* Brief:
Leaving out every picture, copy the lines of the data exactly, from the first through the line containing "const boundsHeight = H".

* Material provided:

-------

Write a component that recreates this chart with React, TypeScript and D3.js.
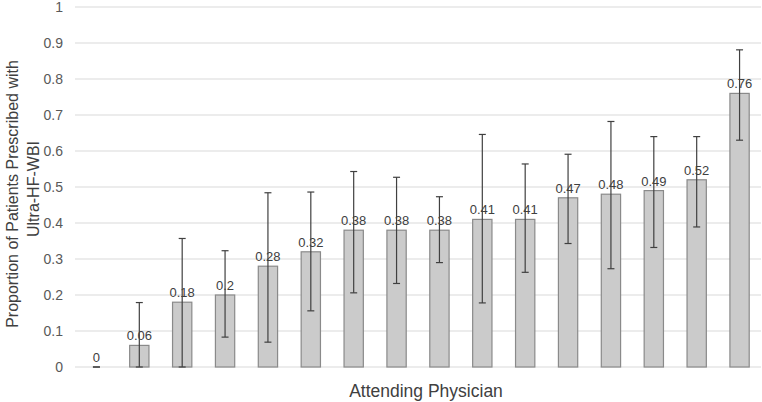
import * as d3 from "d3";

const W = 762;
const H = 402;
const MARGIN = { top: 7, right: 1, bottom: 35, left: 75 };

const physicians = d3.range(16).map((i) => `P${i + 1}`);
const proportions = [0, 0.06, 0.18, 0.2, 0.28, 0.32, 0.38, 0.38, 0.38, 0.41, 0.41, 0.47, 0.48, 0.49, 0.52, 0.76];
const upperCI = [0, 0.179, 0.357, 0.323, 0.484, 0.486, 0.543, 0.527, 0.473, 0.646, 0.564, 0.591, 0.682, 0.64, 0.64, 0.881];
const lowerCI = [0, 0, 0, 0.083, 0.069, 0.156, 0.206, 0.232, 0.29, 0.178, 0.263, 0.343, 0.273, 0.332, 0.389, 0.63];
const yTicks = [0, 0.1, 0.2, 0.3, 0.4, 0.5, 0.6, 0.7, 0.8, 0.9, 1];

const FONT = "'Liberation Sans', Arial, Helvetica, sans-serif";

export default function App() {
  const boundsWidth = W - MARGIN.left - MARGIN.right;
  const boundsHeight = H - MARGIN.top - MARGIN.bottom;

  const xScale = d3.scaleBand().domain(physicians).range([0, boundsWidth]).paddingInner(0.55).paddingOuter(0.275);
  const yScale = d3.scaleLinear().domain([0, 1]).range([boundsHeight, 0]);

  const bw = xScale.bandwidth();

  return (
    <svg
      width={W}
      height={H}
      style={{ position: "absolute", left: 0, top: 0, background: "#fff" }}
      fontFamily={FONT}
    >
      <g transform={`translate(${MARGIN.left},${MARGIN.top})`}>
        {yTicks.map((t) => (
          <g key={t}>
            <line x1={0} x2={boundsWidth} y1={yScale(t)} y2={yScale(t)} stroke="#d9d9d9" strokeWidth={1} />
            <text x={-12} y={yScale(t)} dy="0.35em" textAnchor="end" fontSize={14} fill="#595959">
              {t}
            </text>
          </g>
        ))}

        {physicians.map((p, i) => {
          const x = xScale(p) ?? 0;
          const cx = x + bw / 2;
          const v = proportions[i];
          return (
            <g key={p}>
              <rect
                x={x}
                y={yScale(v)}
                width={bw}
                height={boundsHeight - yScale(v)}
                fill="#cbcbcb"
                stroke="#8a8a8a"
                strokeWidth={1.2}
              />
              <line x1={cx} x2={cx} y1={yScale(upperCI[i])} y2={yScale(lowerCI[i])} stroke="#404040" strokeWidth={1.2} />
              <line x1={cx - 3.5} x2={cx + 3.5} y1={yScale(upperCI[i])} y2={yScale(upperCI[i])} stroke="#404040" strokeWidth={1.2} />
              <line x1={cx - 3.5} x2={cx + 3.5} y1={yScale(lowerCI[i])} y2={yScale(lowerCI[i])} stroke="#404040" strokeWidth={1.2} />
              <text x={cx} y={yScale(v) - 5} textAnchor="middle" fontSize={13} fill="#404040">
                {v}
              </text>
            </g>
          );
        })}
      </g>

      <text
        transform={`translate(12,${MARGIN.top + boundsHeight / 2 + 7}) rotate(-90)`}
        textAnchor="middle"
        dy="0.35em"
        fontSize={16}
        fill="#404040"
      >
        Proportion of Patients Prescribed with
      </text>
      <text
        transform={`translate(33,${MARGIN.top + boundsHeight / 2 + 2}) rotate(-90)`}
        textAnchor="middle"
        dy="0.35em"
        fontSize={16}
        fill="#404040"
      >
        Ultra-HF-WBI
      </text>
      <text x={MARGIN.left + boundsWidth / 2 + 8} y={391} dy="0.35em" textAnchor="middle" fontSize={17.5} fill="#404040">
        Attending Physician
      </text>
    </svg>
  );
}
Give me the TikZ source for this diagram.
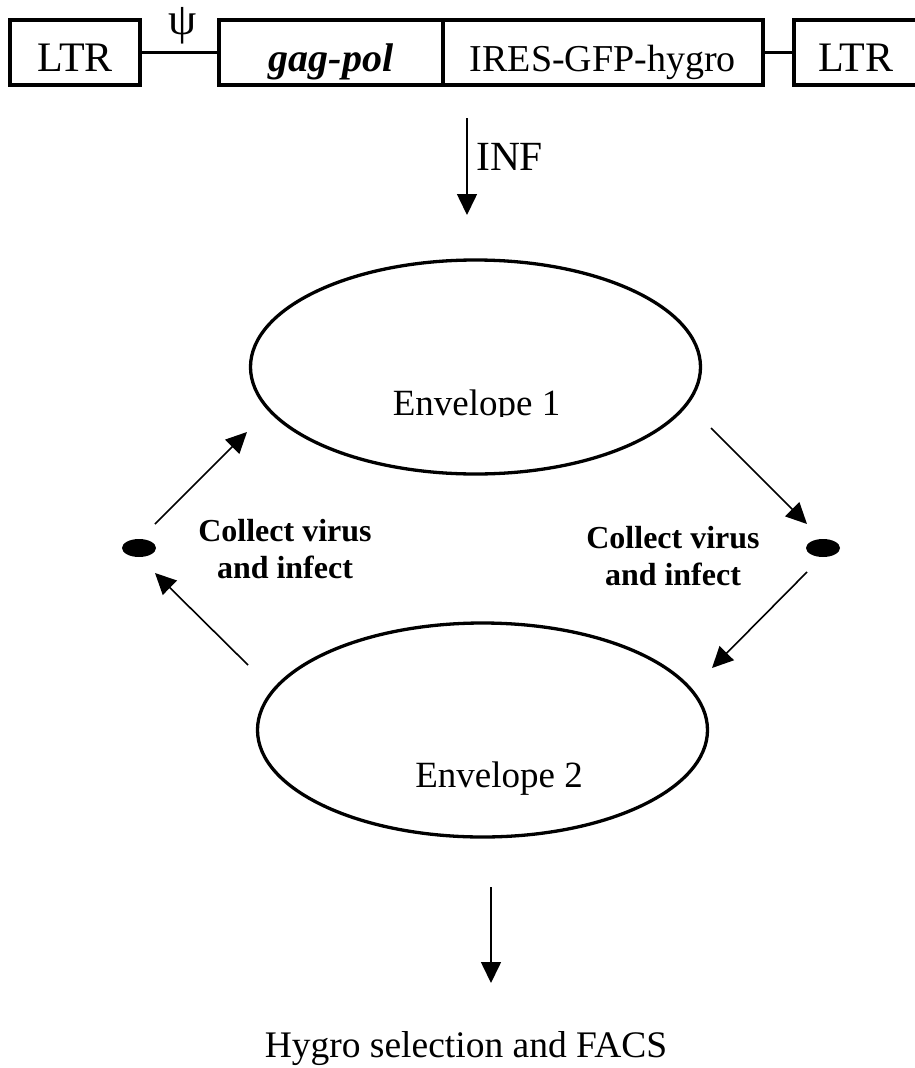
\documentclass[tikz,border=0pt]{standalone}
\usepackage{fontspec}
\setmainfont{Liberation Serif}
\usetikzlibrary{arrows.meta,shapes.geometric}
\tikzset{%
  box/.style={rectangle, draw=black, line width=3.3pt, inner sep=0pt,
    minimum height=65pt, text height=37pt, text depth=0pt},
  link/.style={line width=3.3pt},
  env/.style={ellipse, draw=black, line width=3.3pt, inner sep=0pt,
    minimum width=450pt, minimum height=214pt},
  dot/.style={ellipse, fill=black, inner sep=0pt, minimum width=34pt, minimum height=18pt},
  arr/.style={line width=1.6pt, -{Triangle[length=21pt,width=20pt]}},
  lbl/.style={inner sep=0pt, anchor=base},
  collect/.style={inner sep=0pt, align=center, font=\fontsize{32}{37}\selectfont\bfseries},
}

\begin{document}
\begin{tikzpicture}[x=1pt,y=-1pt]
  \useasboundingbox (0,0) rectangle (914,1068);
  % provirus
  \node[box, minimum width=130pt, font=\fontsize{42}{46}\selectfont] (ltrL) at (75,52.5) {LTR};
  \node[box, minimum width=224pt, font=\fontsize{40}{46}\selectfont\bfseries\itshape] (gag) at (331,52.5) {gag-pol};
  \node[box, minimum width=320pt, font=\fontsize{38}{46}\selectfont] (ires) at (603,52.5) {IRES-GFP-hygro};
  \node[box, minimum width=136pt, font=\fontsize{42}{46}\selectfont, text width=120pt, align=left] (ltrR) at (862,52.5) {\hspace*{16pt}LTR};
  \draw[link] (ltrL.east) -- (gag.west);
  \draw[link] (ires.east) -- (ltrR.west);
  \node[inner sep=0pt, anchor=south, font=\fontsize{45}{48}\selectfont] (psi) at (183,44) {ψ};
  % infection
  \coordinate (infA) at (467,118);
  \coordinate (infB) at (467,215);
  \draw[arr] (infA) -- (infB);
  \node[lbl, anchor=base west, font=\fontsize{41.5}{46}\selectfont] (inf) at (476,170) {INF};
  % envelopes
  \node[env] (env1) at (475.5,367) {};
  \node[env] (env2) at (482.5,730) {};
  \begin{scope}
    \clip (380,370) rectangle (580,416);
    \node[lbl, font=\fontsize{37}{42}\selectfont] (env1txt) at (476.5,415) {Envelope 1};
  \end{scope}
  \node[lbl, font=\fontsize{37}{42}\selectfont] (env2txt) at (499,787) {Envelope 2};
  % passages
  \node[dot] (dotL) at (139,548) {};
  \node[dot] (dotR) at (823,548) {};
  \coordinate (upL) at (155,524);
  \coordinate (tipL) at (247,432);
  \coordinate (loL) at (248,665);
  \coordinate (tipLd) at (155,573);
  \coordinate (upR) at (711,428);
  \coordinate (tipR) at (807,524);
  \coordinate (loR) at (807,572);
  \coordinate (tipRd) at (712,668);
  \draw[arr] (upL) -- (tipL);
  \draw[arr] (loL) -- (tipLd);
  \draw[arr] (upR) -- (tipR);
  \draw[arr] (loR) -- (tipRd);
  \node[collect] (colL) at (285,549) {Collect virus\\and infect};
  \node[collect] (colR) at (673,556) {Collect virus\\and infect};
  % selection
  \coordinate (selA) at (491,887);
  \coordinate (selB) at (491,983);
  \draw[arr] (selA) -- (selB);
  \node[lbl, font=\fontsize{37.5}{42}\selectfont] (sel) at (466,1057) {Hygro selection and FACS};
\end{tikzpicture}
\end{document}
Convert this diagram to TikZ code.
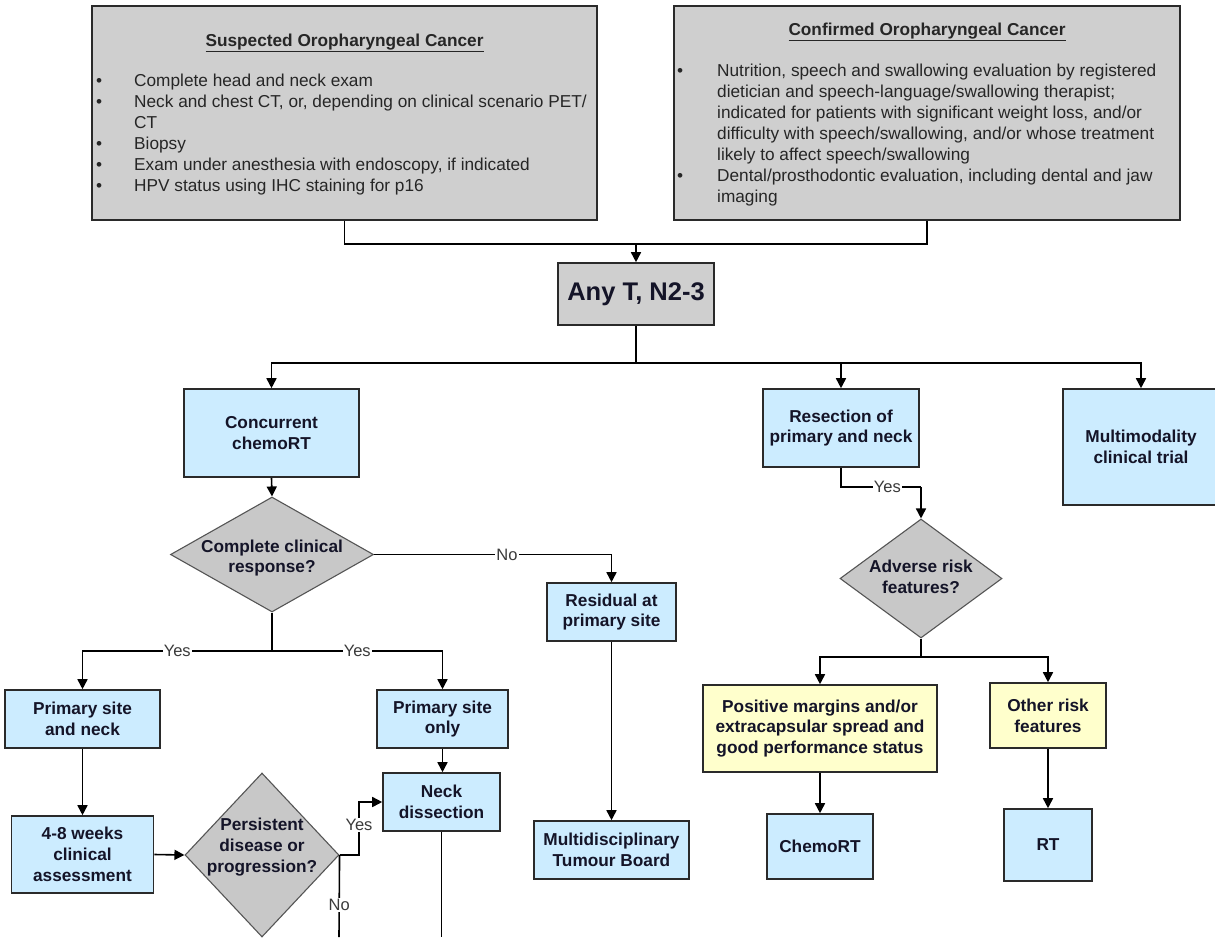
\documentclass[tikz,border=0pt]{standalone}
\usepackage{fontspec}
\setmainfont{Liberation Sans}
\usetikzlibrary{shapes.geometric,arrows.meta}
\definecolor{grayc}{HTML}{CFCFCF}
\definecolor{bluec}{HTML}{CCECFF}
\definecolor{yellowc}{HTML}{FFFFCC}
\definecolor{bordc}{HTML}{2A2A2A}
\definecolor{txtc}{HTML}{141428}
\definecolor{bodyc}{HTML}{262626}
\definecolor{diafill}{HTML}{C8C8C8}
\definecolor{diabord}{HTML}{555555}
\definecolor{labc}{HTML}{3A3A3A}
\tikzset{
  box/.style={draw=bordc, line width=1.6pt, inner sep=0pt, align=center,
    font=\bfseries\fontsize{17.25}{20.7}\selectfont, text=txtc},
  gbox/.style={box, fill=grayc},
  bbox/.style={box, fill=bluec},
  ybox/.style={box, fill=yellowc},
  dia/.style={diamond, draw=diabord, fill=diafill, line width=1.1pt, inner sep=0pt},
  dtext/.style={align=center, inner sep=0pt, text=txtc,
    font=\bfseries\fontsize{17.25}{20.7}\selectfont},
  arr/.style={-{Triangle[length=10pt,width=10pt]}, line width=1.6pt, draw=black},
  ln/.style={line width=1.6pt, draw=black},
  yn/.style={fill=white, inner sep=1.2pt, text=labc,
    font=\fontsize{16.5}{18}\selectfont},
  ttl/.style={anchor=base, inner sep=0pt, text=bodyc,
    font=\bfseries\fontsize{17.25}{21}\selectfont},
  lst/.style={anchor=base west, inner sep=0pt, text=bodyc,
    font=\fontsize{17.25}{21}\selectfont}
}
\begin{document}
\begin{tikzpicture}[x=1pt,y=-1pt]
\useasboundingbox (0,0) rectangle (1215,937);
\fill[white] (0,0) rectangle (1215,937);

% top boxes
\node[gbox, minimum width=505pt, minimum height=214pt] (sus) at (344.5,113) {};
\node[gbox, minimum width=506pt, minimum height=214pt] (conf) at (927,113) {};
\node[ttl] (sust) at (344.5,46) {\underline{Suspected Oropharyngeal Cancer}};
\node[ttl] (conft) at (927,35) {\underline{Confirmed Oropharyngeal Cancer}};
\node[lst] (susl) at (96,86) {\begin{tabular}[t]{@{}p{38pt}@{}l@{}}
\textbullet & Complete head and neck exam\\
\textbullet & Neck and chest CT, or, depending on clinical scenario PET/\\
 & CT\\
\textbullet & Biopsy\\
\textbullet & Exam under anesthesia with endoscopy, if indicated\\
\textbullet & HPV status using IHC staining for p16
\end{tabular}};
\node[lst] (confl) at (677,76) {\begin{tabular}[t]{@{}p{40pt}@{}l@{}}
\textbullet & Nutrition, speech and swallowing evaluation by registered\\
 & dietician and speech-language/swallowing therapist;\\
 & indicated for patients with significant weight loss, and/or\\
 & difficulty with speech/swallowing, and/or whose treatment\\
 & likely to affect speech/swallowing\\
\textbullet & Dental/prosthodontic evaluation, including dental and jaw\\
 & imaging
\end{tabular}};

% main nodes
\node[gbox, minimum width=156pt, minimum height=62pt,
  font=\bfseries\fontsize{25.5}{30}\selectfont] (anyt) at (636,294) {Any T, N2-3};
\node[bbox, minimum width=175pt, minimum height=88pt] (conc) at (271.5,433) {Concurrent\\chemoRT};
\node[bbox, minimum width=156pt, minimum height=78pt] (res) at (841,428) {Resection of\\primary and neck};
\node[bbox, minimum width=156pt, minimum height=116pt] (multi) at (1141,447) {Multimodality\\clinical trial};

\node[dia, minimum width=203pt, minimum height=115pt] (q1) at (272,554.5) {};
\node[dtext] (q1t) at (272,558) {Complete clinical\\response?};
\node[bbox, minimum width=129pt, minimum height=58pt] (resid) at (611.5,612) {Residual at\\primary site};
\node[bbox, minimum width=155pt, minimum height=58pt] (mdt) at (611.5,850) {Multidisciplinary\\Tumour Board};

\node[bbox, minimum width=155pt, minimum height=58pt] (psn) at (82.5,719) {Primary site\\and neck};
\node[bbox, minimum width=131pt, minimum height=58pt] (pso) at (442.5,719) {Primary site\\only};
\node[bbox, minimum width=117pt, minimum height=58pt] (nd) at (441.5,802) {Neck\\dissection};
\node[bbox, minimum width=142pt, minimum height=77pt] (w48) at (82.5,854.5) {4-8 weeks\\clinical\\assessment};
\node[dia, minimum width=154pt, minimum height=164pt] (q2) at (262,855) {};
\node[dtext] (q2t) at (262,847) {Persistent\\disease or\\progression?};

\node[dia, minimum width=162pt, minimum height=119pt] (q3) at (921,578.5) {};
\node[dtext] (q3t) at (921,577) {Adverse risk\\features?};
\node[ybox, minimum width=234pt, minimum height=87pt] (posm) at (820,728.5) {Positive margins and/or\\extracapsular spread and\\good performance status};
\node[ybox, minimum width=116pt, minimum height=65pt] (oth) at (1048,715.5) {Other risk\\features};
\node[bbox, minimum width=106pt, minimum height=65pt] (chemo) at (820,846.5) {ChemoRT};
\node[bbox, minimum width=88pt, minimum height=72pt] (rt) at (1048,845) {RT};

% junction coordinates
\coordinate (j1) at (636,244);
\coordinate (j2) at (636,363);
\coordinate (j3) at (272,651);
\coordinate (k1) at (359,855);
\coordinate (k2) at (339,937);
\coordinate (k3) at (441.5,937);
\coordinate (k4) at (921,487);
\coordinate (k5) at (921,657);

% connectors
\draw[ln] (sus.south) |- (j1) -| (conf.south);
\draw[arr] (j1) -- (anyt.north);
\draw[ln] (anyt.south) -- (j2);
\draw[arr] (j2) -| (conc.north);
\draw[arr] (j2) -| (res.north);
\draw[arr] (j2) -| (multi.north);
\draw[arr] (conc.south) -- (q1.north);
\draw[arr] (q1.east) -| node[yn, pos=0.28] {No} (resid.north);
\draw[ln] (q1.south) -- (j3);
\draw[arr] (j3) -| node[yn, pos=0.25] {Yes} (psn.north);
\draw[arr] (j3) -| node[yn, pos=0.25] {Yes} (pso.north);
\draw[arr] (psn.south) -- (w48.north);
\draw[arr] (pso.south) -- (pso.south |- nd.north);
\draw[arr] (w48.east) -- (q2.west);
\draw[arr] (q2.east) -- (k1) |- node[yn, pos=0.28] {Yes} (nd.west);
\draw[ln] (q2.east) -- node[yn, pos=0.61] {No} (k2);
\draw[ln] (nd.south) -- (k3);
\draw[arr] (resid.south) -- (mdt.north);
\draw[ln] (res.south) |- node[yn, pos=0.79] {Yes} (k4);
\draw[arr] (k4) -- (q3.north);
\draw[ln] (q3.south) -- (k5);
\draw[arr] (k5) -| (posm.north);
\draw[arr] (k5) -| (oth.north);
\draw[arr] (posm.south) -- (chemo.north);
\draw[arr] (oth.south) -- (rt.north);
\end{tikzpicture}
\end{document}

-------

* Final result:
Write a component that recreates this chart with React, TypeScript and D3.js.
import * as d3 from "d3";

const W = 762;
const H = 402;
const MARGIN = { top: 7, right: 1, bottom: 35, left: 75 };

const physicians = d3.range(16).map((i) => `P${i + 1}`);
const proportions = [0, 0.06, 0.18, 0.2, 0.28, 0.32, 0.38, 0.38, 0.38, 0.41, 0.41, 0.47, 0.48, 0.49, 0.52, 0.76];
const upperCI = [0, 0.179, 0.357, 0.323, 0.484, 0.486, 0.543, 0.527, 0.473, 0.646, 0.564, 0.591, 0.682, 0.64, 0.64, 0.881];
const lowerCI = [0, 0, 0, 0.083, 0.069, 0.156, 0.206, 0.232, 0.29, 0.178, 0.263, 0.343, 0.273, 0.332, 0.389, 0.63];
const yTicks = [0, 0.1, 0.2, 0.3, 0.4, 0.5, 0.6, 0.7, 0.8, 0.9, 1];

const FONT = "'Liberation Sans', Arial, Helvetica, sans-serif";

export default function App() {
  const boundsWidth = W - MARGIN.left - MARGIN.right;
  const boundsHeight = H - MARGIN.top - MARGIN.bottom;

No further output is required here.